We performed an internal 30° de-rotation osteotomy of the TT that did not involve medialization of the TT. This latter was imperative to demonstrate that only the inclination of the TT was an aggravating factor in patellar dislocation. The fixation was carried out using two resorbable screws. The same test protocol performed on the native sample was repeated on the same sample after the osteotomy.
3. Results and discussion
We measured the medialization of the TT to ensure that it was less than 2 mm (double thickness of the saw blade), thus validating the test. The marker tracking analysis determined the lateral displacement of the patella (U), the patellar tilt with respect to the posterior bi-condylar plane (α) as a function of the tensile force exerted on the retained fraction of the quadriceps tendon (F) ( and ).
Figure 2. Displacement as a function of loading.
Table 1. Average values of parameters (mm, N and degrees).
From the behaviour curves obtained, we calculated the following parameters: patellar displacement at the time of dislocation in the native subjects (Urotul lux), force at the time of dislocation (Flux), patellar displacement equivalent to this force Flux after osteotomy (Urotul equi). Also, we calculated the patellar tilt with respect to the posterior bi-condylar plane at the time of dislocation in native subjects (αrotul lux), and the equivalent tilt after osteotomy (αrotul equi). Finally, the initial tilt in natives (α0 natif) and after osteotomy (α0 osteo) was noted.
We subsequently determined the slope of the curve in the native subjects (Enative) and after osteotomy (Eosteo), thus reflecting the rigidity of the patellar system. We compared the data before and after the osteotomy using a Wilcoxon matched series test.
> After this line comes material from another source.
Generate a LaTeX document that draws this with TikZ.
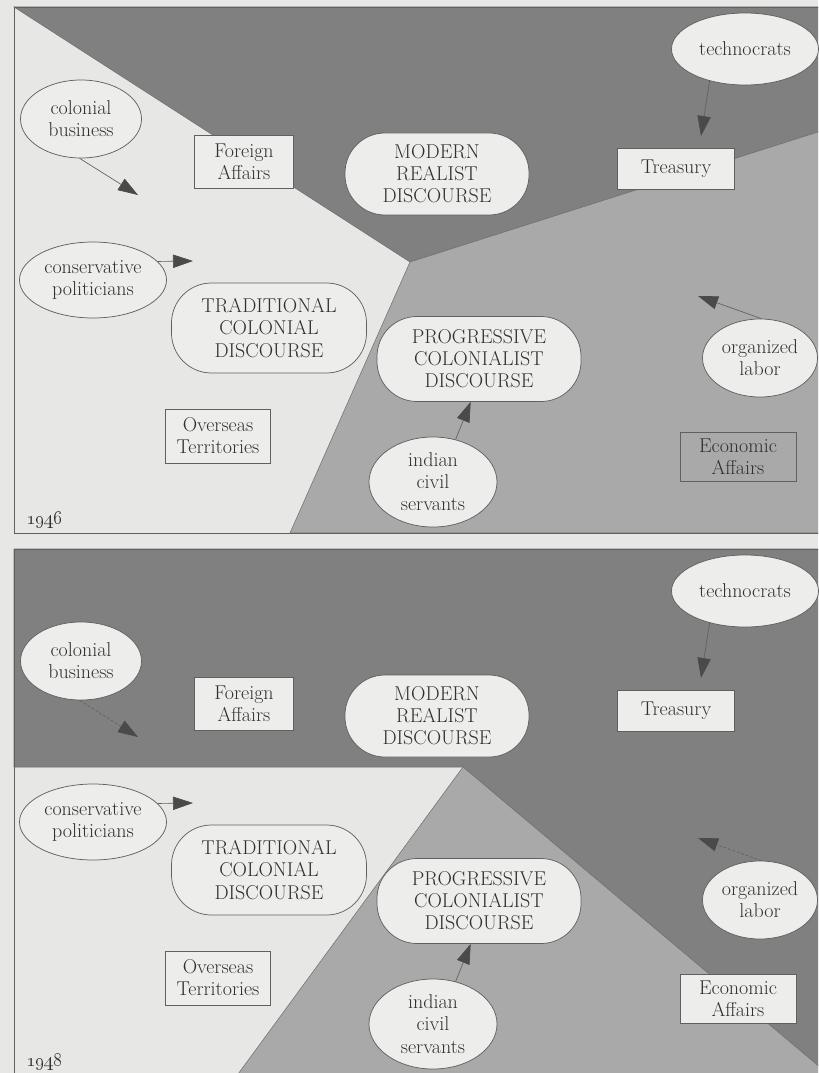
\documentclass[tikz,border=0pt]{standalone}
\usetikzlibrary{shapes.geometric,arrows.meta,calc}
\definecolor{paper}{HTML}{E7E7E5}
\definecolor{midg}{HTML}{A9A9A9}
\definecolor{darkg}{HTML}{808080}
\definecolor{nodefill}{HTML}{EDEDEB}
\definecolor{linec}{HTML}{606060}
\definecolor{textc}{HTML}{303030}
\definecolor{headc}{HTML}{4A4A4A}
\begin{document}
\begin{tikzpicture}[x=0.75pt,y=-0.75pt,
  every node/.style={font=\fontsize{15}{16.6}\selectfont, text=textc, align=center, inner sep=0pt},
  sz/.style 2 args={minimum width=#1*0.75pt, minimum height=#2*0.75pt},
  ell/.style={ellipse, draw=linec, line width=0.55pt, fill=nodefill},
  boxn/.style={rectangle, draw=linec, line width=0.55pt, fill=nodefill},
  boxclear/.style={rectangle, draw=linec, line width=0.55pt},
  disc/.style={rectangle, rounded corners=30pt, draw=linec, line width=0.55pt, fill=nodefill},
  arr/.style={draw=linec, line width=0.5pt, -{Triangle[length=15pt,width=10pt,color=headc]}},
  darr/.style={arr, dash pattern=on 2pt off 1.5pt},
  region/.style={draw=linec!90, line width=0.4pt},
  yearlbl/.style={anchor=west, font=\fontsize{15.5}{17}\selectfont}
]
\useasboundingbox (0,0) rectangle (818,1073);
\fill[paper] (0,0) rectangle (818,1073);
\begin{scope}
\clip (0,0) rectangle (818,1073);
% ---------- top panel (1946) ----------
\fill[paper] (14,7) rectangle (840,533);
\filldraw[fill=darkg, region] (14,7) -- (840,7) -- (840,125) -- (410,262) -- cycle;
\filldraw[fill=midg, region] (410,262) -- (840,125) -- (840,533) -- (290,533) -- cycle;
\draw[linec, line width=0.5pt] (840,7) -- (14,7) -- (14,533) -- (840,533);
% ---------- bottom panel (1948) ----------
\fill[paper] (14,549) rectangle (840,1100);
\filldraw[fill=darkg, region] (14,549) -- (840,549) -- (840,1084) -- (463,767) -- (14,767) -- cycle;
\filldraw[fill=midg, region] (463,767) -- (840,1084) -- (840,1100) -- (219,1100) -- cycle;
\draw[linec, line width=0.5pt] (840,549) -- (14,549) -- (14,1100);
\end{scope}

% ---------- top panel nodes ----------
\node[ell, sz={121}{78}] (cb1) at (81,119) {colonial\\business};
\node[boxn, sz={99}{53}] (fa1) at (244,162) {Foreign\\Affairs};
\node[disc, sz={184}{82}] (mr1) at (437,174) {MODERN\\REALIST\\DISCOURSE};
\node[ell, sz={147}{72}] (tc1) at (745,49) {technocrats};
\node[boxn, sz={117}{41}] (tr1) at (676,169) {Treasury};
\node[ell, sz={147}{76}] (cp1) at (93,280) {conservative\\politicians};
\node[disc, sz={195}{90}] (td1) at (269,328) {TRADITIONAL\\COLONIAL\\DISCOURSE};
\node[boxn, sz={105}{54}] (ot1) at (218,436) {Overseas\\Territories};
\node[disc, sz={204}{85}] (pc1) at (479,359) {PROGRESSIVE\\COLONIALIST\\DISCOURSE};
\node[ell, sz={128}{90}] (ic1) at (433,482) {indian\\civil\\servants};
\node[ell, sz={115}{78}] (ol1) at (760,358) {organized\\labor};
\node[boxclear, sz={116}{49}] (ea1) at (738,457) {Economic\\Affairs};
\node[yearlbl] (y1) at (26,520) {\oldstylenums{1946}};

\coordinate (cb1e) at (138,195);
\coordinate (tc1e) at (701,136);
\coordinate (cp1e) at (193,261);
\coordinate (ol1e) at (698,296);
\draw[arr] (cb1.268) -- (cb1e);
\draw[arr] (tc1.222) -- (tc1e);
\draw[arr] (cp1.16) -- (cp1e);
\draw[arr] (ol1.88) -- (ol1e);
\draw[arr] (ic1.62) -- (pc1.259);

% ---------- bottom panel nodes ----------
\node[ell, sz={121}{78}] (cb2) at (81,661) {colonial\\business};
\node[boxn, sz={99}{53}] (fa2) at (244,704) {Foreign\\Affairs};
\node[disc, sz={184}{82}] (mr2) at (437,716) {MODERN\\REALIST\\DISCOURSE};
\node[ell, sz={147}{72}] (tc2) at (745,591) {technocrats};
\node[boxn, sz={117}{41}] (tr2) at (676,711) {Treasury};
\node[ell, sz={147}{76}] (cp2) at (93,822) {conservative\\politicians};
\node[disc, sz={195}{90}] (td2) at (269,870) {TRADITIONAL\\COLONIAL\\DISCOURSE};
\node[boxn, sz={105}{54}] (ot2) at (218,978) {Overseas\\Territories};
\node[disc, sz={204}{85}] (pc2) at (479,901) {PROGRESSIVE\\COLONIALIST\\DISCOURSE};
\node[ell, sz={128}{90}] (ic2) at (433,1024) {indian\\civil\\servants};
\node[ell, sz={115}{78}] (ol2) at (760,900) {organized\\labor};
\node[boxn, sz={116}{49}] (ea2) at (738,999) {Economic\\Affairs};
\node[yearlbl] (y2) at (26,1062) {\oldstylenums{1948}};

\coordinate (cb2e) at (138,737);
\coordinate (tc2e) at (701,678);
\coordinate (cp2e) at (193,803);
\coordinate (ol2e) at (698,838);
\draw[darr] (cb2.268) -- (cb2e);
\draw[arr] (tc2.222) -- (tc2e);
\draw[arr] (cp2.16) -- (cp2e);
\draw[darr] (ol2.88) -- (ol2e);
\draw[arr] (ic2.62) -- (pc2.259);
\end{tikzpicture}
\end{document}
Statistical analysis showed a 4-fold increase in patellar system rigidity after medial de-rotation osteotomy (Enatif vs Eosteo; p = 0.03125) and a lateral displacement of the patella divided by 3 for an identical load after osteotomy (Urotul lux vs Urotul equi; p = 0.03125). We also showed a patellar tilt compared to the bicondylar plane reduced by a factor of 7 after osteotomy (αrotul lux vs αrotul equi; p = 0.03125). In addition, without mechanical stress, the osteotomy has the effect of parallelizing the transverse axis of the patella with the posterior bicondyle plane (α0lux vs α0equi; p = 0.03125). Morphologically, the patella is re-positioned on the femoral trochlea, in order to avoid recurrence of patellar instability.
4. Conclusions
In this study, we demonstrated that the torsion of the anterior tibial tuberosity is a factor in patellar instability. Surgical management by a new osteotomy of internal rotation, whose torsion’s angle would be measured by MRI and scanner, seems to be indicated for patients with recurrent patellar dislocations. A clinical study should validate the surgical technique on a cohort of patients.
References
- Chassaing V, Zeitoun JM, Camara M, Blin JL, Marque S, Chancelier MD. 2017. Tibial tubercle torsion, a new factor of patella instability. Orthop Traumatol: Surg Res. 103:11731178.
- Goutallier D, Bernageau J, Lecudonnec B. 1978. Mesure de l’écart tubérosité tibiale antérieure - gorge de la trochlée (T.A.-G.T.). Technique. Résultats. Intérêt. Revue de Chirurgie Orthopedique et Reparatrice de L’Appareil Moteur. 64(5):423–428.